Sometimes to solve a problem, you need to invent brand-new tech

Electrical engineer brings his laser expertise and technical skills to bear on radical new medical imaging technology

Thien Nguyen - 24 September 2019

(Edmonton) Millions of Canadians are affected by serious respiratory diseases and require long-term medical monitoring.
One major challenge facing these individuals and their doctors is medical imaging of the lungs. While CT scans and X-rays provide the best images, the cumulative impact of multiple exposures to radiation over time results in a dangerous increase in the risk of cancer.
Other technologies such as Magnetic Resonance Imaging (MRI) have no harmful effects-but they cannot provide helpful images.
"Your lungs are filled with air, and air does not produce a useful magnetic response. Imaging lungs with MRI is very difficult-you get poor images out of that," says Gil Porat, an electrical engineering professor at the University of Alberta who has a radical plan to solve this problem.
Porat is investigating an alternative to create safe, affordable magnetized gases that magnetic imaging devices can detect in a patient's lungs. This approach has the potential to improve patient treatment by providing health-care workers with more accurate information about their patients' health, avoiding the radiation exposure that comes with other technologies.
"All the patient has to do is inhale the gas, hold it in their lungs and the gas stays magnetized in their lungs," Porat said. "You can see extremely minute details," he said.
To achieve this, researchers need to use noble gases such as helium and xenon, which can be magnetized.
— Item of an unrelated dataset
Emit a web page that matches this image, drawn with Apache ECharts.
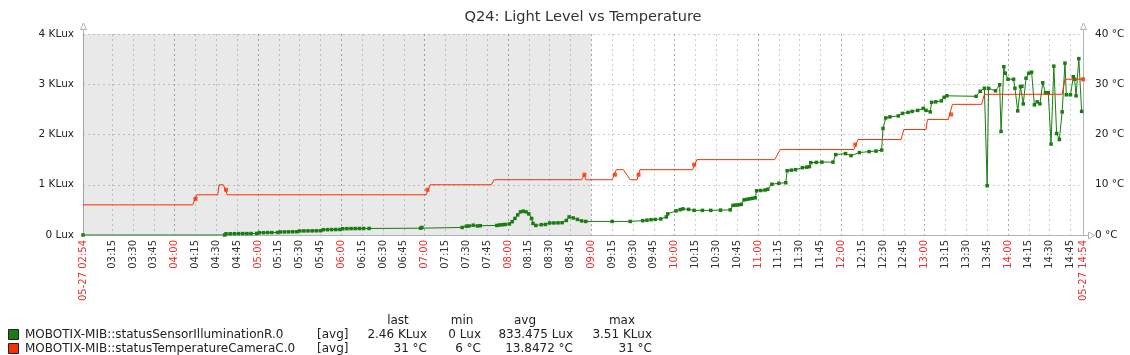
<!DOCTYPE html>
<html><head><meta charset="utf-8">
<script src="https://cdn.jsdelivr.net/npm/echarts@6/dist/echarts.min.js"></script>
<style>html,body{margin:0;padding:0;background:#fff}#c{width:1130px;height:355px}</style>
</head><body><div id="c"></div>
<script>
const chartTitle = 'Q24: Light Level vs Temperature';
const rangeStart = '02:54';
const rangeEnd = '14:54';
const startLabel = '05-27 02:54';
const endLabel = '05-27 14:54';
const shadeStart = '02:54';
const shadeEnd = '09:00';

const tickTimes = ['02:54','03:15','03:30','03:45','04:00','04:15','04:30','04:45','05:00','05:15','05:30','05:45',
  '06:00','06:15','06:30','06:45','07:00','07:15','07:30','07:45','08:00','08:15','08:30','08:45',
  '09:00','09:15','09:30','09:45','10:00','10:15','10:30','10:45','11:00','11:15','11:30','11:45',
  '12:00','12:15','12:30','12:45','13:00','13:15','13:30','13:45','14:00','14:15','14:30','14:45','14:54'];

const luxTicks = [0, 1000, 2000, 3000, 4000];
const tempTicks = [0, 10, 20, 30, 40];

// Illumination (Lux)
const lightData = [['02:54',0],['04:36',0],['04:37',25],['04:40',25],['04:43',26],['04:46',27],['04:49',28],['04:52',28],
  ['04:55',29],['04:59',30],['05:01',45],['05:04',46],['05:07',48],['05:10',49],['05:14',50],['05:16',60],['05:19',61],
  ['05:22',62],['05:25',64],['05:28',65],['05:30',80],['05:33',81],['05:36',82],['05:39',83],['05:42',84],['05:45',85],
  ['05:47',105],['05:50',106],['05:53',108],['05:56',109],['05:59',110],['06:01',125],['06:04',126],['06:07',127],
  ['06:10',128],['06:13',129],['06:16',130],['06:20',130],['06:57',135],['06:58',150],
  ['07:27',150],['07:30',175],['07:32',180],['07:35',195],['07:38',180],['07:40',185],['07:52',190],['07:54',200],['07:56',205],['07:58',210],['08:01',220],
  ['08:03',265],['08:05',330],['08:07',400],['08:09',460],['08:11',475],['08:13',460],['08:15',420],['08:17',330],
  ['08:18',230],['08:20',190],['08:24',205],['08:27',210],['08:30',240],['08:33',240],['08:36',242],['08:39',245],['08:42',290],['08:44',360],
  ['08:47',340],['08:50',310],['08:53',280],['08:56',270],['09:15',270],['09:28',270],['09:37',285],['09:40',295],
  ['09:43',305],['09:46',310],['09:50',320],['09:54',360],['09:55',420],['10:01',480],['10:04',505],['10:06',520],['10:10',510],['10:14',490],
  ['10:20',490],['10:26',490],['10:33',495],['10:40',500],['10:42',590],['10:44',595],['10:46',600],['10:48',610],['10:50',700],
  ['10:52',710],['10:54',720],['10:56',730],['10:58',740],['10:59',880],['11:02',885],['11:05',895],['11:07',910],
  ['11:10',1010],['11:15',1030],['11:20',1040],['11:21',1280],['11:24',1290],['11:27',1300],['11:32',1340],['11:35',1350],['11:37',1360],['11:38',1440],
  ['11:42',1445],['11:46',1450],['11:54',1450],
  ['11:56',1600],['12:03',1620],['12:07',1580],['12:13',1640],['12:20',1660],['12:25',1670],['12:29',1690],['12:30',2120],['12:32',2330],
  ['12:35',2350],['12:41',2370],['12:44',2420],['12:48',2440],['12:51',2460],['12:55',2480],['12:59',2520],['13:01',2480],['13:04',2450],['13:05',2640],
  ['13:08',2650],['13:12',2670],['13:14',2740],['13:16',2770],['13:37',2760],['13:40',2860],['13:43',2920],['13:45',980],
  ['13:46',2920],['13:51',2870],['13:54',2990],['13:55',2060],['13:57',3350],['13:58',3220],['14:00',3100],['14:04',3100],
  ['14:05',2920],['14:07',2470],['14:09',2950],['14:10',2960],['14:11',2610],['14:13',3120],['14:15',3220],['14:17',3240],
  ['14:19',2590],['14:21',2650],['14:23',2610],['14:25',3030],['14:27',2830],['14:29',2830],['14:31',1810],['14:33',3360],
  ['14:35',2020],['14:37',1900],['14:39',2450],['14:41',3420],['14:42',2790],['14:45',2790],['14:47',3150],['14:48',3100],
  ['14:49',2770],['14:51',3510],['14:53',2460]];

// Camera temperature (°C)
const tempData = [['02:54',6],['04:13',6],['04:16',8],['04:31',8],['04:32',10],['04:35',10],['04:38',8],['07:01',8],
  ['07:04',10],['07:48',10],['07:50',11],['08:53',11],['08:55',12],['08:56',11],['09:15',11],['09:18',13],['09:23',13],
  ['09:28',11],['09:33',11],['09:35',13],['10:13',13],['10:16',15],['11:12',15],['11:16',17],['12:09',17],['12:12',19],
  ['12:43',19],['12:45',21],['13:01',21],['13:02',23],['13:17',23],['13:20',26],['13:41',26],['13:43',28],['14:39',28],
  ['14:41',31],['14:54',31]];
const tempMarks = [['04:15',7.2],['04:37',9],['07:02',9],['08:55',12],['09:17',12],['09:34',12],['10:14',14],
  ['12:10',18],['13:19',24],['14:54',31]];

const legendNames = ['MOBOTIX-MIB::statusSensorIlluminationR.0', 'MOBOTIX-MIB::statusTemperatureCameraC.0'];
const legendFunc = ['[avg]', '[avg]'];
const legendHeads = ['last', 'min', 'avg', 'max'];
const legendLast = ['2.46 KLux', '31 °C'];
const legendMin = ['0 Lux', '6 °C'];
const legendAvg = ['833.475 Lux', '13.8472 °C'];
const legendMax = ['3.51 KLux', '31 °C'];

const GREEN = '#1A7C11', RED = '#F63100', AXIS = '#a9b4bd', GRID = '#c8d0d6', HOUR = '#a3adb5';
const FONT = 'DejaVu Sans';

const toMin = s => { const p = s.split(':').map(Number); return p[0] * 60 + p[1]; };
const fmt = m => String(Math.floor(m / 60)).padStart(2, '0') + ':' + String(m % 60).padStart(2, '0');
const xMin = toMin(rangeStart), xMax = toMin(rangeEnd);
const tickVals = tickTimes.map(toMin);
const isRed = v => v === xMin || v === xMax || v % 60 === 0;

const chart = echarts.init(document.getElementById('c'), null, { renderer: 'canvas' });

const LFONT = '12px ' + FONT;
const colX = [427, 481, 573, 652];
const headX = [398, 462, 525, 622];
const rowY = [335, 349];
const graphics = [
  { type: 'polyline', shape: { points: [[83.5, 29], [83.5, 34]] }, style: { stroke: AXIS, lineWidth: 1 }, silent: true },
  { type: 'polygon', shape: { points: [[83.5, 23], [80.5, 29.5], [86.5, 29.5]] }, style: { fill: '#fff', stroke: AXIS, lineWidth: 1 }, silent: true },
  { type: 'polyline', shape: { points: [[1083.5, 29], [1083.5, 34]] }, style: { stroke: AXIS, lineWidth: 1 }, silent: true },
  { type: 'polygon', shape: { points: [[1083.5, 23], [1080.5, 29.5], [1086.5, 29.5]] }, style: { fill: '#fff', stroke: AXIS, lineWidth: 1 }, silent: true },
  { type: 'polyline', shape: { points: [[1083, 235.5], [1088, 235.5]] }, style: { stroke: AXIS, lineWidth: 1 }, silent: true },
  { type: 'polygon', shape: { points: [[1094.5, 235.5], [1088.5, 232], [1088.5, 239]] }, style: { fill: '#fff', stroke: AXIS, lineWidth: 1 }, silent: true },
  { type: 'text', x: 583, y: 17, style: { text: chartTitle, fill: '#333', font: '14.6px ' + FONT, textAlign: 'center', textVerticalAlign: 'middle' } }
];
legendHeads.forEach((h, i) => graphics.push({ type: 'text', x: headX[i], y: 321, style: { text: h, fill: '#222', font: LFONT, textAlign: 'center', textVerticalAlign: 'middle' } }));
[GREEN, RED].forEach((c, r) => {
  graphics.push({ type: 'rect', shape: { x: 8.5, y: rowY[r] - 5.5, width: 10, height: 10 }, style: { fill: c, stroke: '#222', lineWidth: 1 } });
  graphics.push({ type: 'text', x: 25, y: rowY[r], style: { text: legendNames[r], fill: '#222', font: LFONT, textVerticalAlign: 'middle' } });
  graphics.push({ type: 'text', x: 317, y: rowY[r], style: { text: legendFunc[r], fill: '#222', font: LFONT, textVerticalAlign: 'middle' } });
  [legendLast, legendMin, legendAvg, legendMax].forEach((arr, i) => graphics.push({ type: 'text', x: colX[i], y: rowY[r], style: { text: arr[r], fill: '#222', font: LFONT, textAlign: 'right', textVerticalAlign: 'middle' } }));
});

const option = {
  animation: false,
  backgroundColor: '#fff',
  textStyle: { fontFamily: FONT },
  grid: { left: 83, right: 47, top: 34, bottom: 120 },
  xAxis: {
    type: 'value', min: xMin, max: xMax,
    axisLine: { show: true, lineStyle: { color: AXIS } },
    axisTick: { show: false, customValues: tickVals },
    axisLabel: {
      customValues: tickVals, rotate: 90, margin: 5, fontSize: 10, fontFamily: FONT,
      formatter: v => (v === xMin ? startLabel : v === xMax ? endLabel : fmt(v)),
      color: v => (isRed(Number(v)) ? '#e8312e' : '#333')
    },
    splitLine: { show: true, lineStyle: { type: [2, 3], color: [HOUR, GRID, GRID, GRID], width: 1 } }
  },
  yAxis: [
    {
      type: 'value', min: luxTicks[0], max: luxTicks[luxTicks.length - 1], interval: luxTicks[1] - luxTicks[0], position: 'left',
      axisLine: { show: true, lineStyle: { color: AXIS } }, axisTick: { show: false },
      axisLabel: { margin: 9, fontSize: 10.5, color: '#222', fontFamily: FONT, formatter: v => (v === 0 ? '0 Lux' : (v / 1000) + ' KLux') },
      splitLine: { show: true, lineStyle: { type: [2, 3], color: GRID } }
    },
    {
      type: 'value', min: tempTicks[0], max: tempTicks[tempTicks.length - 1], interval: tempTicks[1] - tempTicks[0], position: 'right',
      axisLine: { show: true, lineStyle: { color: AXIS } }, axisTick: { show: false },
      axisLabel: { margin: 12, fontSize: 10.5, color: '#222', fontFamily: FONT, formatter: v => v + ' °C' },
      splitLine: { show: false }
    }
  ],
  series: [
    {
      name: legendNames[0], type: 'line', yAxisIndex: 0,
      data: lightData.map(d => [toMin(d[0]), d[1]]),
      symbol: 'rect', symbolSize: 3.5, showSymbol: true, showAllSymbol: true,
      lineStyle: { color: GREEN, width: 1 }, itemStyle: { color: GREEN },
      markArea: { silent: true, itemStyle: { color: 'rgba(0,0,0,0.085)' }, data: [[{ xAxis: toMin(shadeStart) }, { xAxis: toMin(shadeEnd) }]] },
      z: 2
    },
    {
      name: legendNames[1], type: 'line', yAxisIndex: 1,
      data: tempData.map(d => [toMin(d[0]), d[1]]),
      symbol: 'none', lineStyle: { color: RED, width: 1 }, itemStyle: { color: RED }, z: 3
    },
    {
      type: 'scatter', yAxisIndex: 1, data: tempMarks.map(d => [toMin(d[0]), d[1]]),
      symbol: 'rect', symbolSize: 4, itemStyle: { color: RED }, z: 4
    }
  ],
  graphic: graphics
};
chart.setOption(option);
</script></body></html>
Current efforts to magnetize noble gas require complex and expensive equipment to produce even small amounts of the gas. Often these methods introduce toxics and the toxics must be removed before the gas can be safely administered to patients. What's more, the gas gets only partially magnetized.
It's a difficult technological challenge to overcome, but one Porat is driven to solve. To do so, he plans on inventing new technology to produce affordable, safe gases.
The electrical engineer is developing a desktop version of large high-power ultraviolet lasers. By exposing noble gases to the laser light, the gas becomes fully magnetized.
"It's high-risk, high-gain research," said Porat. "My idea goes against the grain. Everybody for decades has been walking along different lines, and now I'm saying the technology is here now, we can make it happen."